Pardon the pun in the title, will you? The Snapdragon 810, Qualcomm’s new standard flagship chip and arguably one of 2015’s hottest commodities, is the Android industry’s answer for catching up with Apple on the 64-bit issue, as well as better performance via octa-core processing. This early, though, the Snapdragon 810 seems to be taking heat from gadget manufacturers and critics for all the wrong reasons.
San Diego-based Qualcomm Inc. is at the moment trying its best to douse initial reports of overheating issues with the Snapdragon 810, most notably with electronics giant Samsung announcing recently that it might need to switch to its own underpowered Exynos chips for the much-hyped Samsung Galaxy S6 reportedly launching at MWC 2015 in Barcelona. Industry watchers note, though, that the world’s largest smartphone-maker may just be looking for a convenient excuse to promote its own processor line—which would be receiving a huge boost if the Galaxy S6 proves to be a massive success—while at the same time trying to reduce or eliminate its dependence on Qualcomm.
It’s no secret the Snapdragon 810 is key to Qualcomm’s revenue plans for the year. It is being marketed as the processor of choice for some of the industry’s high-end smartphones; even company President Derek Aberle noted that the Snapdragon 810 has given Qualcomm “good traction” with major device manufacturers.
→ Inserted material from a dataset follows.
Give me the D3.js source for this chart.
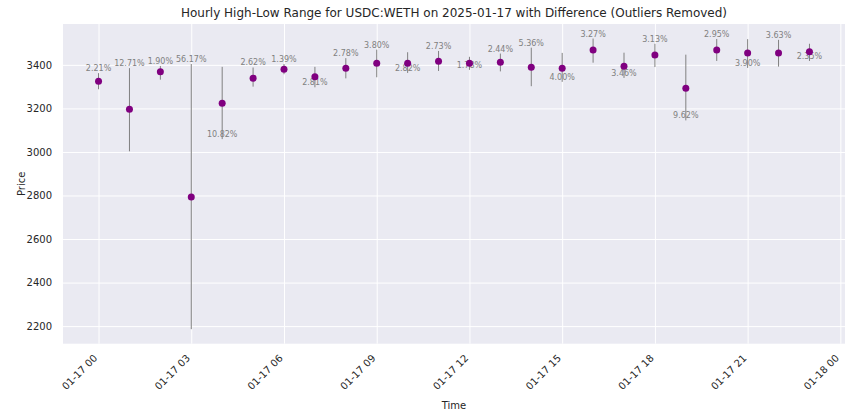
<!DOCTYPE html>
<html>
<head>
<meta charset="utf-8">
<script src="https://cdn.jsdelivr.net/npm/d3@7"></script>
<style>
  body { margin: 0; background: #fff; }
  text { font-family: "DejaVu Sans", sans-serif; }
</style>
</head>
<body>
<svg id="chart"></svg>
<script>
const hours = ["00:00", "01:00", "02:00", "03:00", "04:00", "05:00", "06:00", "07:00",
    "08:00", "09:00", "10:00", "11:00", "12:00", "13:00", "14:00", "15:00",
    "16:00", "17:00", "18:00", "19:00", "20:00", "21:00", "22:00", "23:00"];
const highs = [3362, 3385, 3395, 3404, 3391, 3388, 3404, 3391, 3431, 3470, 3458, 3464,
    3437, 3452, 3479, 3455, 3521, 3456, 3497, 3447, 3519, 3518, 3515, 3497];
const lows = [3288, 3003, 3332, 2186, 3059, 3300, 3357, 3297, 3338, 3343, 3363, 3372,
    3377, 3370, 3302, 3322, 3410, 3340, 3390, 3145, 3418, 3386, 3392, 3418];
const closes = [3325, 3196, 3368, 2793, 3224, 3339, 3380, 3345, 3385, 3408, 3408, 3417,
    3408, 3412, 3389, 3385, 3468, 3394, 3445, 3293, 3468, 3454, 3454, 3460];
const diffLabels = ["2.21%", "12.71%", "1.90%", "56.17%", "10.82%", "2.62%", "1.39%", "2.81%",
    "2.78%", "3.80%", "2.82%", "2.73%", "1.78%", "2.44%", "5.36%", "4.00%",
    "3.27%", "3.46%", "3.13%", "9.62%", "2.95%", "3.90%", "3.63%", "2.35%"];
// where the difference text sits: at the high or at the low
const labelAt = ["high", "high", "high", "high", "low", "high", "high", "low",
    "high", "high", "low", "high", "low", "high", "high", "low",
    "high", "low", "high", "low", "high", "low", "high", "low"];
const yTicks = [2200, 2400, 2600, 2800, 3000, 3200, 3400];

const parseTime = d3.timeParse("%Y-%m-%d %H:%M");
const data = hours.map((h, i) => ({
    time: parseTime("2025-01-17 " + h),
    high: highs[i],
    low: lows[i],
    close: closes[i],
    label: diffLabels[i],
    at: labelAt[i]
}));

const W = 852, H = 420;
const margin = {top: 24, right: 7, bottom: 76.3, left: 63};
const width = W - margin.left - margin.right;
const height = H - margin.top - margin.bottom;

const svg = d3.select("#chart")
    .attr("width", W)
    .attr("height", H);

svg.append("rect").attr("width", W).attr("height", H).attr("fill", "#fff");

const g = svg.append("g")
    .attr("transform", `translate(${margin.left},${margin.top})`);

// matplotlib style 5% padding
const tExt = d3.extent(data, d => d.time);
const tPad = (tExt[1] - tExt[0]) * 0.05;
const x = d3.scaleTime()
    .domain([new Date(+tExt[0] - tPad), new Date(+tExt[1] + tPad)])
    .range([0, width]);

const yMin = d3.min(data, d => d.low), yMax = d3.max(data, d => d.high);
const yPad = (yMax - yMin) * 0.05;
const y = d3.scaleLinear()
    .domain([yMin - yPad, yMax + yPad])
    .range([height, 0]);

g.append("rect")
    .attr("width", width)
    .attr("height", height)
    .attr("fill", "#eaeaf2");

const xTicks = x.ticks(d3.timeHour.every(3));

// grid
g.append("g")
    .attr("class", "grid x-grid")
    .attr("transform", `translate(0,${height})`)
    .call(d3.axisBottom(x).tickValues(xTicks).tickSize(-height).tickFormat(""))
    .call(s => s.select(".domain").remove())
    .selectAll("line")
    .attr("stroke", "#fff")
    .attr("stroke-width", 1);

g.append("g")
    .attr("class", "grid y-grid")
    .call(d3.axisLeft(y).tickValues(yTicks).tickSize(-width).tickFormat(""))
    .call(s => s.select(".domain").remove())
    .selectAll("line")
    .attr("stroke", "#fff")
    .attr("stroke-width", 1);

// axes text
const xAxis = g.append("g")
    .attr("class", "axis x-axis")
    .attr("transform", `translate(0,${height})`)
    .call(d3.axisBottom(x).tickValues(xTicks).tickSize(0).tickFormat(d3.timeFormat("%m-%d %H")));
xAxis.select(".domain").remove();
xAxis.selectAll("text")
    .attr("y", 0)
    .attr("dy", 0)
    .attr("text-anchor", "end")
    .attr("transform", "translate(-1,15) rotate(-45)")
    .style("font-size", "10px")
    .attr("fill", "#262626");

const yAxis = g.append("g")
    .attr("class", "axis y-axis")
    .call(d3.axisLeft(y).tickValues(yTicks).tickSize(0).tickPadding(11).tickFormat(d3.format("d")));
yAxis.select(".domain").remove();
yAxis.selectAll("text")
    .style("font-size", "10px")
    .attr("fill", "#262626");

// difference labels
g.selectAll(".diff")
    .data(data)
    .enter().append("text")
    .attr("class", "diff")
    .attr("x", d => x(d.time))
    .attr("y", d => y(d.at === "high" ? d.high : d.low) - 2)
    .attr("text-anchor", "middle")
    .style("font-size", "8px")
    .attr("fill", "#808080")
    .text(d => d.label);

// high-low range
g.selectAll(".range")
    .data(data)
    .enter().append("line")
    .attr("class", "range")
    .attr("x1", d => x(d.time))
    .attr("x2", d => x(d.time))
    .attr("y1", d => y(d.high))
    .attr("y2", d => y(d.low))
    .attr("stroke", "#808080")
    .attr("stroke-width", 1);

g.selectAll(".dot")
    .data(data)
    .enter().append("circle")
    .attr("class", "dot")
    .attr("cx", d => x(d.time))
    .attr("cy", d => y(d.close))
    .attr("r", 3.5)
    .attr("fill", "#800080");

// titles
svg.append("text")
    .attr("x", margin.left + width / 2)
    .attr("y", 17)
    .attr("text-anchor", "middle")
    .style("font-size", "12px")
    .attr("fill", "#262626")
    .text("Hourly High-Low Range for USDC:WETH on 2025-01-17 with Difference (Outliers Removed)");

svg.append("text")
    .attr("x", margin.left + width / 2)
    .attr("y", 408.5)
    .attr("text-anchor", "middle")
    .style("font-size", "10px")
    .attr("fill", "#262626")
    .text("Time");

svg.append("text")
    .attr("transform", `translate(${24.5},${margin.top + height / 2}) rotate(-90)`)
    .attr("text-anchor", "middle")
    .style("font-size", "10px")
    .attr("fill", "#262626")
    .text("Price");
</script>
</body>
</html>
Initial assessments show that the company could see up to 8 percent reduction in earnings should Samsung make good on its plans to ditch the 810 completely. This probably explains reports that have also surfaced that Qualcomm apparently has an update for the Snapdragon chip to be made available for Samsung by March, but it is not clear if this will make it on time into the Galaxy S6.
Not everything is gloom-and-doom for Qualcomm, however, as Samsung rival LG has maintained it will stick — and has stuck — with the Snapdragon 810 for the high-end LG G Flex 2, which will hit the market by month’s end. In explaining their commitment to Qualcomm and the Snapdragon 810, LG vice president for smartphone development Choi Yong-su noted that heating issues are not centered solely on the chip itself, “but also on how the phone’s internal cooling system is designed.” So maybe the Snapdragon 810 does get hot—it’s just a matter of how manufacturers choose to live with it. What do you think?